Laudos de duas autópsias divulgados na segunda-feira — tanto o oficial, pedido pelo condado de Hennepin, quanto outro, independente, pedido pela família — concluíram que a causa da morte de Floyd foi a pressão sobre o seu pescoço exercida pelo policial Derek Chauvin enquanto outros três policiais assistiam.
Chauvin foi preso na sexta-feira e acusado de assassinato em terceiro grau, o que ocorre, de acordo com as leis do estado de Minnesota, quando um indivíduo não tem a intenção de matar, mas age com grande indiferença à vida humana, o que pode culminar na morte do outro. O crime é passível de até 25 anos de prisão. Em 99% dos assassinatos com envolvimento da polícia entre 2013 e 2019, no entanto, os agentes responsáveis não foram criminalmente acusados, segundo o projeto “Mapeando a Violência Policial”.
Trump ameaça usar Exército
Em Washington, ainda durante a tarde, a polícia já usava balas de borracha e gás lacrimogêneo para dispersar um protesto pacífico nos arredores da Casa Branca.

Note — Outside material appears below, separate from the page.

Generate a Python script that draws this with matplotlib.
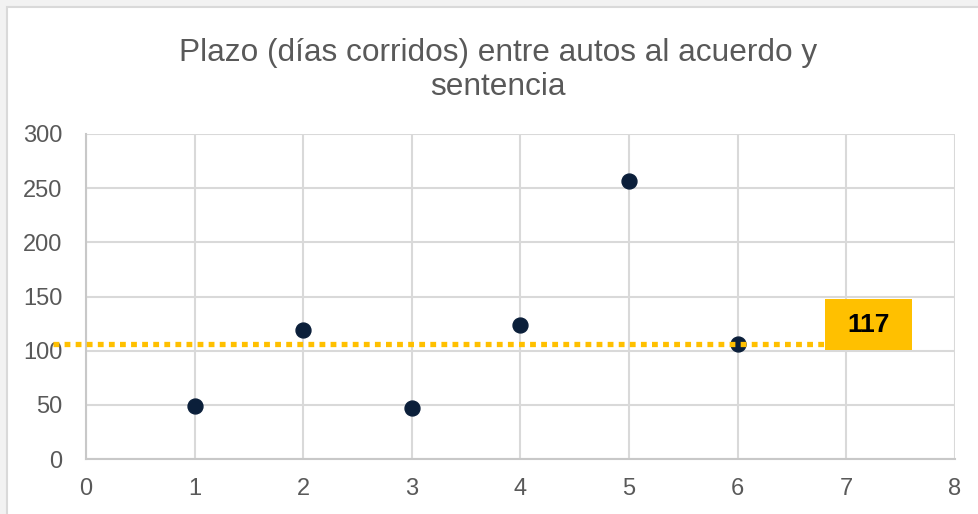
import matplotlib
matplotlib.use('Agg')
import matplotlib.pyplot as plt
from matplotlib.patches import Rectangle

x = [1, 2, 3, 4, 5, 6]
dias = [49, 119, 47, 124, 257, 106]
linea_y = 106
etiqueta = '117'
titulo = 'Plazo (días corridos) entre autos al acuerdo y\nsentencia'

plt.rcParams['font.family'] = ['Liberation Sans', 'DejaVu Sans']

fig = plt.figure(figsize=(9.79, 5.14), dpi=100, facecolor='#f2f2f2')
# white chart area with thin grey border (like the Excel frame)
fig.add_artist(Rectangle((7.5 / 979, -0.01), 1.0, 1.01 - 6.5 / 514, transform=fig.transFigure,
                         facecolor='white', edgecolor='#d9d9d9', lw=1.5, zorder=0))

ax = fig.add_axes([86 / 979, 55 / 514, (955 - 86) / 979, (459 - 134) / 514])
ax.set_facecolor('white')

ax.scatter(x, dias, s=115, color='#0b1f3a', zorder=3, clip_on=False)

# dotted reference line, running out past the y axis
ax.plot([-0.3, 6.8], [linea_y, linea_y], color='#ffc000', lw=3.8, ls=(0, (1.1, 1)),
        zorder=4, clip_on=False, solid_capstyle='butt', dash_capstyle='butt')
ax.add_patch(Rectangle((6.8, 100.6), 0.8, 47, facecolor='#ffc000', edgecolor='none',
                       zorder=5, clip_on=False))
ax.text(7.2, 124, etiqueta, ha='center', va='center', fontsize=19, fontweight='bold',
        color='black', zorder=6)

ax.set_xlim(0, 8)
ax.set_ylim(0, 300)
ax.set_xticks(range(0, 9))
ax.set_yticks(range(0, 301, 50))
ax.grid(True, color='#d9d9d9', lw=1.5)
ax.set_axisbelow(True)
for s in ['top', 'right']:
    ax.spines[s].set_visible(False)
for s in ['left', 'bottom']:
    ax.spines[s].set_color('#c8c8c8')
    ax.spines[s].set_linewidth(1.5)
ax.tick_params(length=0, labelsize=17, labelcolor='#595959')
ax.tick_params(axis='y', pad=17)
ax.tick_params(axis='x', pad=14)

fig.text(498 / 979, 0.864, titulo, ha='center', va='center', fontsize=22.8, color='#595959',
         linespacing=1.2)

fig.savefig('out.png', dpi=100, facecolor=fig.get_facecolor())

O objetivo era abrir caminho para que Trump fizesse uma rara visita a pé à Igreja de São João, que teve seu subsolo incendiado na madrugada de segunda, sem sofrer danos graves. Lá, tirou fotos com a sua filha Ivanka e com o procurador-geral William Barr, enquanto segurava uma Bíblia.
Segundo fontes ouvidas pela imprensa americana, a visita ao centro episcopal, frequentado por todos os presidentes americanos desde James Madison (1809-1817), foi um incômodo com a cobertura midiática. No domingo, o jornal New York Times publicou que, dois dias antes, o presidente havia sido levado para um bunker no subsolo da Casa Branca, mas nunca esteve sob risco real.
Em seu primeiro pronunciamento ao público desde que os protestos começaram, Trump se autointitulou o “presidente da lei e da ordem” e anunciou que usará o Exército para conter as manifestações na capital do país. Trump ameaçou enviar militares aos estados caso os governadores não consigam controlar o que chamou de “criminosos”, “anarquistas” e “terroristas internos”.
Não está clara a autoridade legal que Trump tem para levar adiante sua ameaça. A Lei da Insurreição de 1807 permite que um presidente envie forças militares em solo doméstico para fazer cumprir a lei, ante tumultos e rebeliões. Especialistas disseram que a lei foi criada com o objetivo de ser usada em circunstâncias como um desastre natural, mas que, mesmo com as circunstâncias atuais sendo diferentes, os presidentes podem enviar tropas unilateralmente para impor a ordem.